Scientists working with China's Experimental Advanced Superconducting Tokamak (EAST) — nicknamed the "Artificial Sun" — have achieved a plasma density that exceeds limits long considered a hard physical barrier, according to results published in Science Advances. The experiment confirms that plasma can remain stable at extreme densities if its interaction with reactor walls is carefully controlled, removing one of the major remaining obstacles on the path to practical fusion energy.

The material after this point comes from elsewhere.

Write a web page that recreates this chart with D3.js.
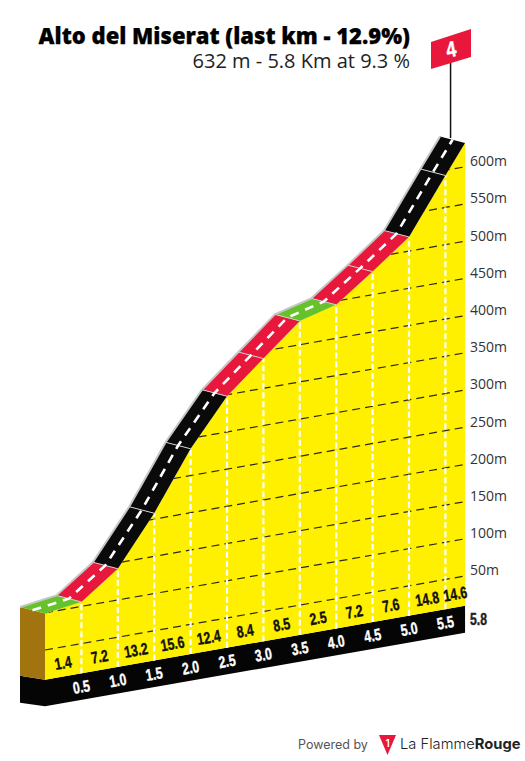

The research team, co-led by Professor Ping Zhu of Huazhong University of Science and Technology and Associate Professor Ning Yan of the Hefei Institutes of Physical Science, demonstrated that a high-density operating approach can push plasma well past what were previously understood to be fundamental empirical density limits — without triggering the disruptive instabilities that have always ended such attempts.
Why This Matters
Fusion energy works by forcing light atomic nuclei together at extreme temperatures and pressures until they fuse, releasing vast amounts of energy. A sustained fusion reaction requires plasma to be simultaneously hot enough, dense enough, and stable enough for long enough — and for decades, density has been the hardest of those three conditions to meet simultaneously with the others.
The new results provide critical data for next-generation reactors including ITER, currently under construction in France, and for private fusion ventures now entering advanced testing phases. If fusion energy becomes commercially viable, it would provide effectively limitless clean electricity with minimal radioactive waste compared to fission reactors.